Olly uses a database-per-service pattern: every Go microservice owns its own dedicated PostgreSQL database within a shared PostgreSQL cluster (Aurora PostgreSQL Multi-AZ in production, a single Postgres container locally). There are no cross-schema foreign keys and no cross-service joins. Each service accesses only its own schema, enforcing hard isolation between domains. Schema names match service names: claims, eligibility, enrollment, billing, provider, notifications, policy_admin, consent, documents, triage, care, broker_api, group_scheme.

Asynchronous communication between services flows exclusively through Kafka (Amazon MSK in production, Redpanda locally). When a service needs to notify another of a state change — a claim adjudicated, an enrollment activated, a payment received — it publishes an event to a well-known topic. Consuming services react to those events and update their own state. This keeps services fully decoupled at the data layer: no service ever reads from another service's database. The Kafka Event Catalog documents every topic, its producers, consumers, and payload schema.

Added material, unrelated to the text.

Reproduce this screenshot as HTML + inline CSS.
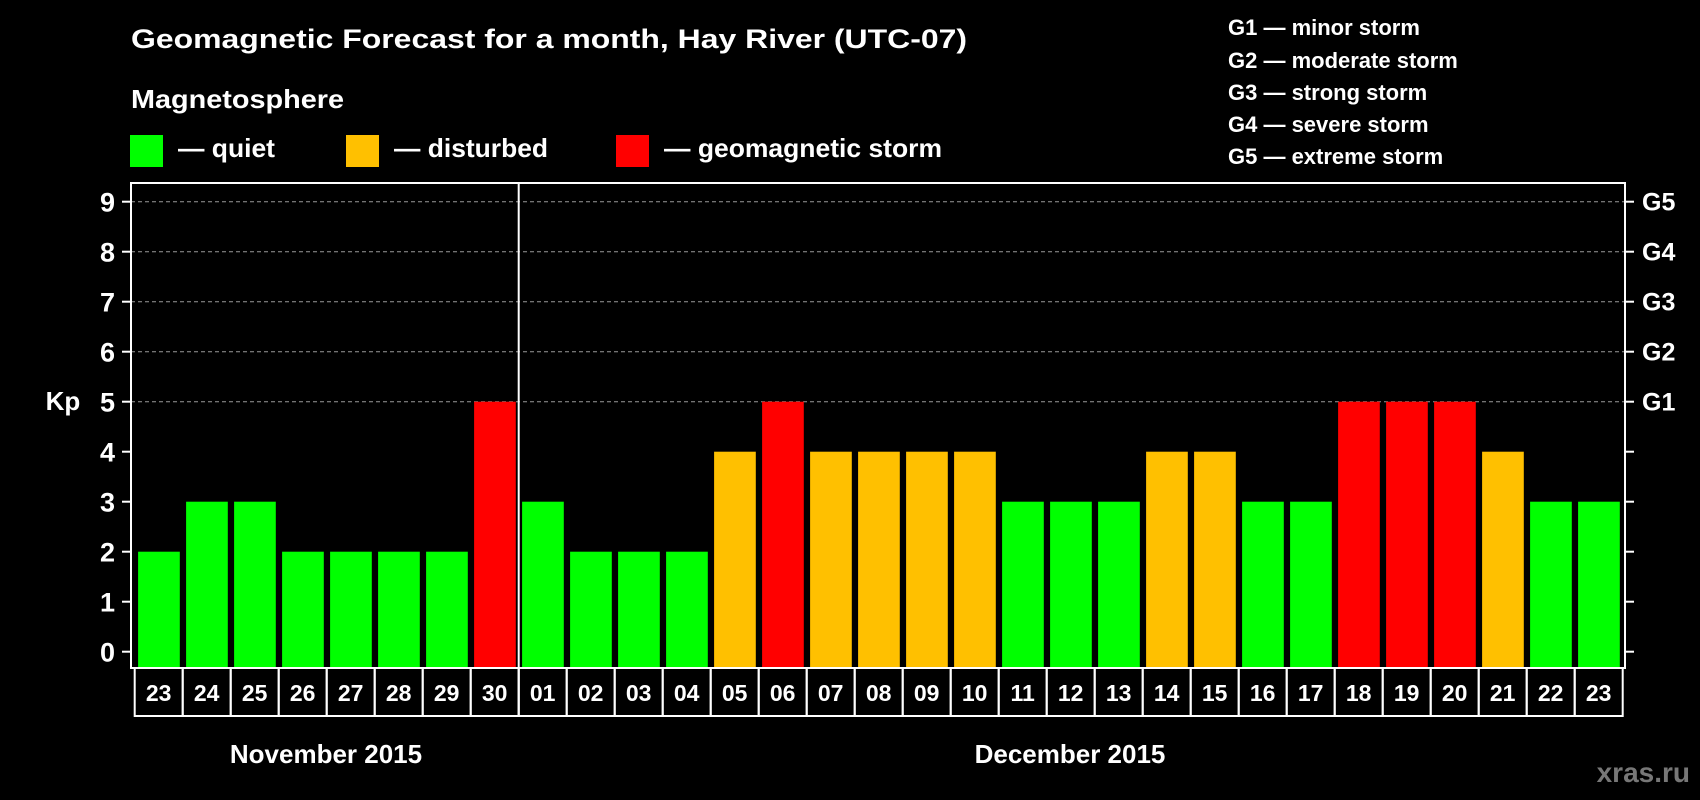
<!DOCTYPE html>
<html><head><meta charset="utf-8"><style>
html,body{margin:0;padding:0;background:#000;}
svg{display:block;font-family:"Liberation Sans",sans-serif;font-weight:bold;}
</style></head><body>
<svg id="chart" width="1700" height="800" viewBox="0 0 1700 800" xmlns="http://www.w3.org/2000/svg">
<rect width="1700" height="800" fill="#000"/>
<text x="131" y="48" fill="#fff" font-size="27" textLength="836" lengthAdjust="spacingAndGlyphs">Geomagnetic Forecast for a month, Hay River (UTC-07)</text>
<text x="131" y="108" fill="#fff" font-size="26" textLength="213" lengthAdjust="spacingAndGlyphs">Magnetosphere</text>
<g>
<rect x="130" y="135" width="33" height="32" fill="#00ff00"/>
<text x="178" y="157" fill="#fff" font-size="26" textLength="97" lengthAdjust="spacingAndGlyphs">— quiet</text></g>
<g>
<rect x="346" y="135" width="33" height="32" fill="#ffc000"/>
<text x="394" y="157" fill="#fff" font-size="26" textLength="154" lengthAdjust="spacingAndGlyphs">— disturbed</text></g>
<g>
<rect x="616" y="135" width="33" height="32" fill="#ff0000"/>
<text x="664" y="157" fill="#fff" font-size="26" textLength="278" lengthAdjust="spacingAndGlyphs">— geomagnetic storm</text></g>
<g fill="#fff" font-size="22">
<text x="1228" y="35">G1 — minor storm</text>
<text x="1228" y="68">G2 — moderate storm</text>
<text x="1228" y="100">G3 — strong storm</text>
<text x="1228" y="132">G4 — severe storm</text>
<text x="1228" y="164">G5 — extreme storm</text>
</g>
<g id="grid"></g>
<g id="bars"></g>
<g id="axes"></g>
<text x="63" y="410" fill="#fff" font-size="26" text-anchor="middle">Kp</text>
<text x="326" y="763" fill="#fff" font-size="26" text-anchor="middle">November 2015</text>
<text x="1070" y="763" fill="#fff" font-size="26" text-anchor="middle">December 2015</text>
<text x="1690" y="782" fill="#777" font-size="28" text-anchor="end">xras.ru</text>
</svg>
<script>
const days = ["23","24","25","26","27","28","29","30","01","02","03","04","05","06","07","08","09","10","11","12","13","14","15","16","17","18","19","20","21","22","23"];
const kpValues = [2,3,3,2,2,2,2,5,3,2,2,2,4,5,4,4,4,4,3,3,3,4,4,3,3,5,5,5,4,3,3];
const yTicks = [0,1,2,3,4,5,6,7,8,9];
const gLabels = ["G1","G2","G3","G4","G5"];
const gLevels = [5,6,7,8,9];
const monthBreak = "01";

const NS = "http://www.w3.org/2000/svg";
const L = 131, R = 1625, T = 183, B = 668;
const cellL = 134.7, cellW = 48.0;
const y0 = 651.7, yUnit = 50.0;
const yScale = v => y0 - v * yUnit;
const xScale = i => cellL + cellW * i;
function mk(tag, attrs, parent) {
  const e = document.createElementNS(NS, tag);
  for (const k in attrs) e.setAttribute(k, attrs[k]);
  parent.appendChild(e);
  return e;
}
const grid = document.getElementById('grid');
const bars = document.getElementById('bars');
const axes = document.getElementById('axes');
gLevels.forEach((lv, i) => {
  const ln = mk('line', {x1: L, x2: R, y1: yScale(lv), y2: yScale(lv), stroke: '#999', 'stroke-width': 1, 'stroke-dasharray': '4,3'}, grid);
  
  
  const t = mk('text', {x: 1642, y: yScale(lv) + 9, fill: '#fff', 'font-size': 25}, axes);
  t.textContent = gLabels[i];
  
  
});
kpValues.forEach((v, i) => {
  const color = v >= 5 ? '#ff0000' : (v >= 4 ? '#ffc000' : '#00ff00');
  const r = mk('rect', {x: xScale(i) + 3.4, y: yScale(v), width: 41.7, height: B - yScale(v), fill: color}, bars);
  
  
  const c = mk('rect', {x: xScale(i), y: B, width: cellW, height: 48, fill: 'none', stroke: '#fff', 'stroke-width': 2}, axes);
  
  
  const t = mk('text', {x: xScale(i) + cellW / 2, y: B + 33, fill: '#fff', 'font-size': 23, 'text-anchor': 'middle'}, axes);
  t.textContent = days[i];
  
  
});
const frame = mk('rect', {x: L, y: T, width: R - L, height: B - T, fill: 'none', stroke: '#fff', 'stroke-width': 2}, axes);


const bi = days.indexOf(monthBreak);
const sep = mk('line', {x1: xScale(bi), x2: xScale(bi), y1: T, y2: B + 48, stroke: '#fff', 'stroke-width': 2}, axes);


yTicks.forEach(v => {
  const tk = mk('line', {x1: L - 9, x2: L, y1: yScale(v), y2: yScale(v), stroke: '#fff', 'stroke-width': 2}, axes);
  
  
  const tk2 = mk('line', {x1: R, x2: R + 9, y1: yScale(v), y2: yScale(v), stroke: '#fff', 'stroke-width': 2}, axes);
  
  
  const t = mk('text', {x: 115, y: yScale(v) + 10, fill: '#fff', 'font-size': 27, 'text-anchor': 'end'}, axes);
  t.textContent = v;
  
  
});
</script>
</body></html>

Schema migrations are managed by Goose. Each service has a migrations/ directory containing numbered SQL files (0001_create_schema.sql, 0002_create_charges.sql, …). On startup, the service runs all pending migrations automatically before accepting traffic. Local development uses the same migration path as production — there are no separate seed scripts or schema definitions. A Valkey (Redis-compatible) cache runs alongside the services for session data, claims-status caching, rate limiting, and Kafka consumer idempotency keys.